Mr Tedeschi acknowledged additional searches were taking place, but said the defence were given time to analyse the material
“When the additional searches had been completed, the trial was adjourned by the judge for a week so that the defence would have proper opportunity to analyse the additional material that had been served,” Mr Tedeschi said in a statement.
“I was always of the view that the police investigations, including the searches for Tegan, had been exemplary.
“The Crown from the beginning of the trial to the end maintained that these searches on their own could not prove that Tegan was dead.
“It was led to show how the police had made a serious and detailed search for Tegan over many years, and had followed up all reasonable leads, but that none of them had led to Tegan being found alive.”
Thousands of births unregistered ‘every year’
Former assistant registrar at the NSW Registry of Births, Deaths and Marriages Sharon Swinbourne. (ABC 7.30)
Two former public servants who worked at the NSW Registry of Births, Deaths and Marriages and were involved in the Lane case expressed shock at the “huge hole” in the prosecution’s evidence against the convicted Sydney mother.
Sharon Swinbourne was the assistant registrar at the NSW Registry of Births, Deaths and Marriages when the searches for Tegan were taking place from 2007 to 2014.
“You can’t turn around and say yes [that the search] was absolutely thorough,” Ms Swinbourne said.
“Even if all those registries had’ve been digitised and if all those searches were done by every single state, I still would argue that you still can’t say 100 per cent that something didn’t slip through the cracks”.
“I can’t get my head around just that bit because there’s more evidence about what hasn’t been done than there is about what they found, because they didn’t find very much.”
Fiona Avery was a former policewoman in Sydney’s northern beaches before she was assigned to the Lane investigation in 2005 in the NSW Attorney-General’s department to search for Tegan and “Andrew”.
Former policewoman Fiona Avery says she discovered thousands of births went unregistered in the mid-1990s in NSW alone. (ABC 7.30)
She found that around 8,000 births were going unregistered every year in the mid-1990s in NSW.
“It’s just a massive hole. One Tegan could’ve fallen through,” Ms Avery said.
Former judge Anthony Whealy, who presided over the Lane trial and has previously expressed his doubts over Lane’s conviction, said: “If I had been the trier of fact, I might have had some doubt about that. In my mind, I’ve never been certain.”
Calls for urgent review
The RMIT’s Innocence Initiative has submitted a formal application to the NSW Attorney-General Mark Speakman to urgently review Lane’s conviction.
The ABC received the following statement about the application:
“The Attorney-General’s office has received a letter from the Bridge of Hope Innocence Initiative.
“The Department of Justice is reviewing the correspondence and will provide the Attorney-General with advice in due course.”
Michele Ruyters of the Innocence Initiative, which in its submission to the Attorney-General likened the case to Lindy Chamberlain’s due to the lack of evidence, said she was “honestly nauseated”.

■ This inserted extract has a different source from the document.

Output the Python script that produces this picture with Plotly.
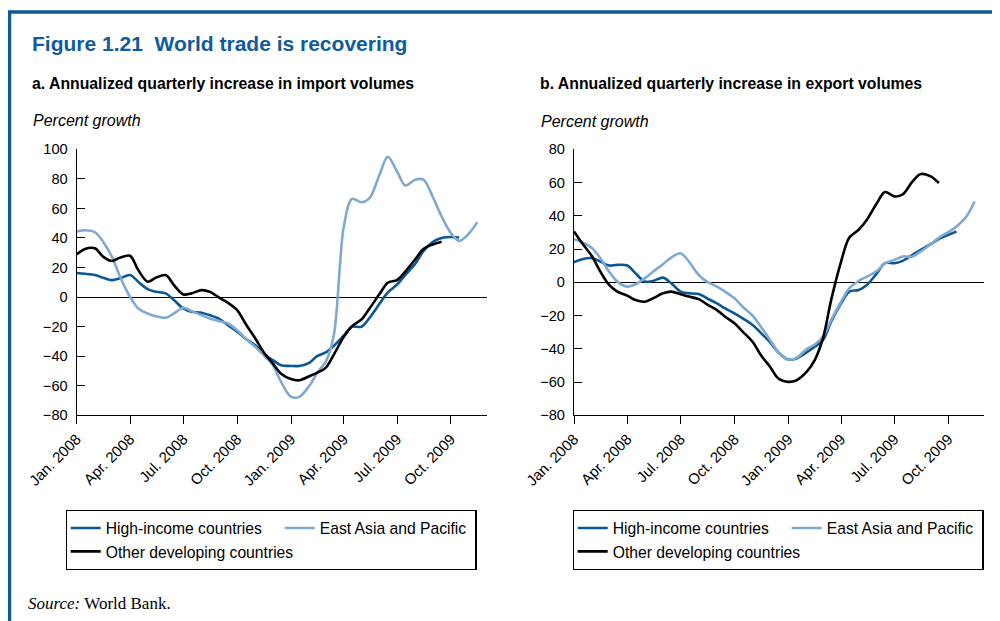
import pandas as pd
import plotly.graph_objects as go

# ---------------- data (semi-monthly readings, percent growth) ----------------
quarter_ticks = ["2008-01-01", "2008-04-01", "2008-07-01", "2008-10-01",
                 "2009-01-01", "2009-04-01", "2009-07-01", "2009-10-01"]
quarter_labels = ["Jan. 2008", "Apr. 2008", "Jul. 2008", "Oct. 2008",
                  "Jan. 2009", "Apr. 2009", "Jul. 2009", "Oct. 2009"]

series_names = ["High-income countries", "East Asia and Pacific", "Other developing countries"]

# a. imports
hi_imports = [16.3, 15.8, 14.9, 13.1, 11.5, 12.7, 14.9, 10.4, 5.4, 3.6, 2.5, -2.0,
              -7.7, -10.0, -10.6, -12.2, -14.9, -19.0, -23.5, -28.0, -32.6, -38.2, -42.7, -46.1,
              -46.6, -46.6, -44.5, -39.8, -37.5, -33.0, -26.0, -20.1, -20.1, -14.0, -4.5, 3.0,
              8.5, 15.0, 22.5, 31.0, 37.5, 40.0, 40.7, 40.3]
ea_imports = [44.3, 45.2, 43.9, 37.5, 27.4, 13.8, 0.2, -7.7, -11.1, -12.9, -14.0, -11.1,
              -7.2, -9.5, -12.2, -14.5, -16.3, -17.9, -22.4, -28.0, -33.7, -39.3, -46.1, -57.4,
              -67.5, -67.5, -60.2, -51.0, -43.9, -25.8, 47.7, 66.5, 64.2, 67.0, 82.8, 95.0,
              85.0, 75.5, 79.4, 79.5, 66.9, 54.5, 43.2, 38.0, 43.2, 50.7]
od_imports = [28.9, 32.6, 33.0, 27.4, 24.4, 26.7, 28.0, 18.3, 10.4, 13.1, 14.9, 8.1,
              1.8, 2.5, 4.7, 3.6, -0.5, -3.8, -8.8, -17.9, -28.0, -37.1, -45.0, -51.8,
              -55.5, -56.3, -53.6, -51.1, -47.9, -38.9, -26.9, -19.7, -15.2, -7.7, 2.0, 9.7,
              11.5, 17.2, 25.6, 32.6, 35.8, 37.5]

# b. exports
hi_exports = [12.1, 13.9, 14.5, 12.5, 10.1, 10.5, 10.1, 5.4, 0.4, 0.8, 2.8, -0.6,
              -5.6, -6.6, -7.0, -9.6, -12.7, -15.7, -18.7, -21.7, -25.7, -30.4, -36.2, -42.2,
              -46.5, -45.8, -42.2, -38.8, -34.8, -23.7, -12.7, -5.6, -4.6, -1.6, 5.4, 11.5,
              11.5, 12.9, 16.5, 19.5, 22.9, 26.1, 28.5, 30.6]
ea_exports = [25.9, 24.1, 20.5, 14.5, 6.4, 0.4, -2.6, -1.2, 2.4, 6.4, 10.9, 14.9,
              17.5, 12.5, 4.4, 0.4, -2.6, -5.6, -9.6, -14.7, -20.1, -26.7, -34.8, -42.2,
              -46.5, -45.5, -40.2, -37.4, -32.8, -22.7, -11.7, -3.6, 0.8, 3.4, 6.8, 11.5,
              13.5, 15.5, 15.5, 18.5, 22.9, 26.9, 30.2, 33.6, 39.6, 48.6]
od_exports = [30.6, 23.5, 15.5, 6.4, -1.6, -5.6, -8.0, -10.7, -11.7, -9.6, -6.6, -5.6,
              -7.2, -8.6, -10.1, -13.3, -16.7, -20.7, -24.7, -29.7, -35.8, -43.8, -50.9, -57.9,
              -59.9, -58.9, -53.9, -46.8, -33.8, -10.7, 12.5, 26.9, 31.6, 37.6, 47.6, 54.3,
              51.7, 52.8, 60.7, 65.1, 63.7, 59.7]


def dates(n):
    return pd.date_range("2008-01-01", periods=n, freq="SMS")


# ---------------- styling ----------------
DARK = "#0a5796"
LIGHT = "#7eaad2"
BLACK = "#000000"
TITLE_BLUE = "#0f5b9d"
FONT = "Liberation Sans, Arial, Helvetica, sans-serif"
OFF = 8  # page body margin
W, H = 1000 - OFF, 621 - OFF


def px(x):
    return (x - OFF) / W


def py(y):
    return 1 - (y - OFF) / H


fig = go.Figure()

panels = [
    ("x", "y", "legend", [hi_imports, ea_imports, od_imports]),
    ("x2", "y2", "legend2", [hi_exports, ea_exports, od_exports]),
]
colors = [DARK, LIGHT, BLACK]
groups = ["g1", "g2", "g1"]
lwidths = [169, 150, 169]
for xa, ya, leg, data in panels:
    for name, vals, col, grp, lw in zip(series_names, data, colors, groups, lwidths):
        fig.add_trace(go.Scatter(
            x=dates(len(vals)), y=vals, name=name, mode="lines",
            line=dict(color=col, width=2.6, shape="spline", smoothing=0.9),
            xaxis=xa, yaxis=ya, legend=leg, legendgroup=grp, legendwidth=lw,
            hoverinfo="skip",
        ))

x_common = dict(
    type="date", range=["2008-01-01", "2009-12-01"],
    tickmode="array", tickvals=quarter_ticks, ticktext=quarter_labels,
    tickangle=-45, ticks="outside", ticklen=8, tickwidth=1.3, tickcolor="black",
    showline=True, linecolor="black", linewidth=1.3, showgrid=False, zeroline=False,
    tickfont=dict(family=FONT, size=15, color="black"), automargin=False,
)
y_common = dict(
    ticks="inside", ticklen=8, tickwidth=1.3, tickcolor="black",
    showline=True, linecolor="black", linewidth=1.3, showgrid=False,
    zeroline=True, zerolinecolor="black", zerolinewidth=1.2,
    dtick=20, tickfont=dict(family=FONT, size=14.6, color="black"),
    ticklabelstandoff=5, automargin=False,
)
ydom = [py(415.3), py(149.3)]
fig.update_layout(
    xaxis=dict(domain=[px(76.7), px(486.7)], anchor="y", **x_common),
    yaxis=dict(domain=ydom, anchor="x", range=[-80, 100], **y_common),
    xaxis2=dict(domain=[px(574), px(984)], anchor="y2", **x_common),
    yaxis2=dict(domain=ydom, anchor="x2", range=[-80, 80], **y_common),
)

legend_common = dict(
    orientation="h", traceorder="grouped", xanchor="left", yanchor="top",
    y=py(510), bordercolor="black", borderwidth=1.3, bgcolor="white",
    font=dict(family=FONT, size=15.7, color="black"), tracegroupgap=0,
)
fig.update_layout(
    legend=dict(x=px(65.7), **legend_common),
    legend2=dict(x=px(572.7), **legend_common),
)

ann = []
ann.append(dict(x=px(30), y=py(44), text="<b>Figure 1.21\u00a0\u00a0World trade is recovering</b>",
                font=dict(family=FONT, size=21, color=TITLE_BLUE)))
ann.append(dict(x=px(30), y=py(84), text="<b>a. Annualized quarterly increase in import volumes</b>",
                font=dict(family=FONT, size=15.8, color="black")))
ann.append(dict(x=px(538), y=py(84), text="<b>b. Annualized quarterly increase in export volumes</b>",
                font=dict(family=FONT, size=15.8, color="black")))
ann.append(dict(x=px(31), y=py(120), text="<i>Percent growth</i>",
                font=dict(family=FONT, size=16, color="black")))
ann.append(dict(x=px(539), y=py(122), text="<i>Percent growth</i>",
                font=dict(family=FONT, size=16, color="black")))
ann.append(dict(x=px(26), y=py(603), text="<i>Source:</i> World Bank.",
                font=dict(family="Liberation Serif, Times New Roman, serif", size=17, color="black")))
for a in ann:
    a.update(xref="paper", yref="paper", xanchor="left", yanchor="middle", showarrow=False)

fig.update_layout(
    annotations=ann,
    shapes=[dict(type="rect", xref="paper", yref="paper",
                 x0=px(9.5), x1=1.05, y0=-0.05, y1=py(12),
                 line=dict(color="#0b5a9a", width=3.5), fillcolor="rgba(0,0,0,0)", layer="above")],
    width=W, height=H, margin=dict(l=0, r=0, t=0, b=0),
    paper_bgcolor="white", plot_bgcolor="white",
    font=dict(family=FONT, color="black"),
)

fig.write_html("out.html", post_script="document.documentElement.style.overflow='hidden';")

“I just can’t believe this is the Australian justice system in action. I truly can’t believe it,” she told ABC.
“It is time for her prosecution and conviction to be reviewed. It is over time.”
In a written response, Mr Tedeschi stated “the school searches for Tegan were the last to be completed”.

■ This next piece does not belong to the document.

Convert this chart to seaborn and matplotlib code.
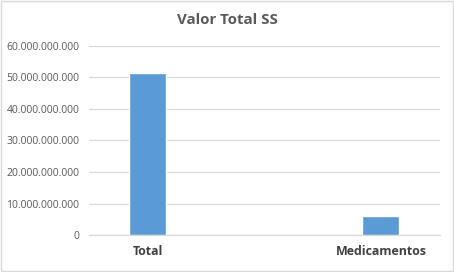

“They were just one category of numerous searches done by the police over the years to try to find Tegan, if she was in fact alive,” he said.
“Justice Whealy was putting enormous pressure on the Crown to complete all remaining searches by a particular date and had threatened to abort the trial if the searches were still continuing past that date.
“When the additional searches had been completed, the trial was adjourned by the judge for a week so that the defence would have proper opportunity to analyse the additional material that had been served.”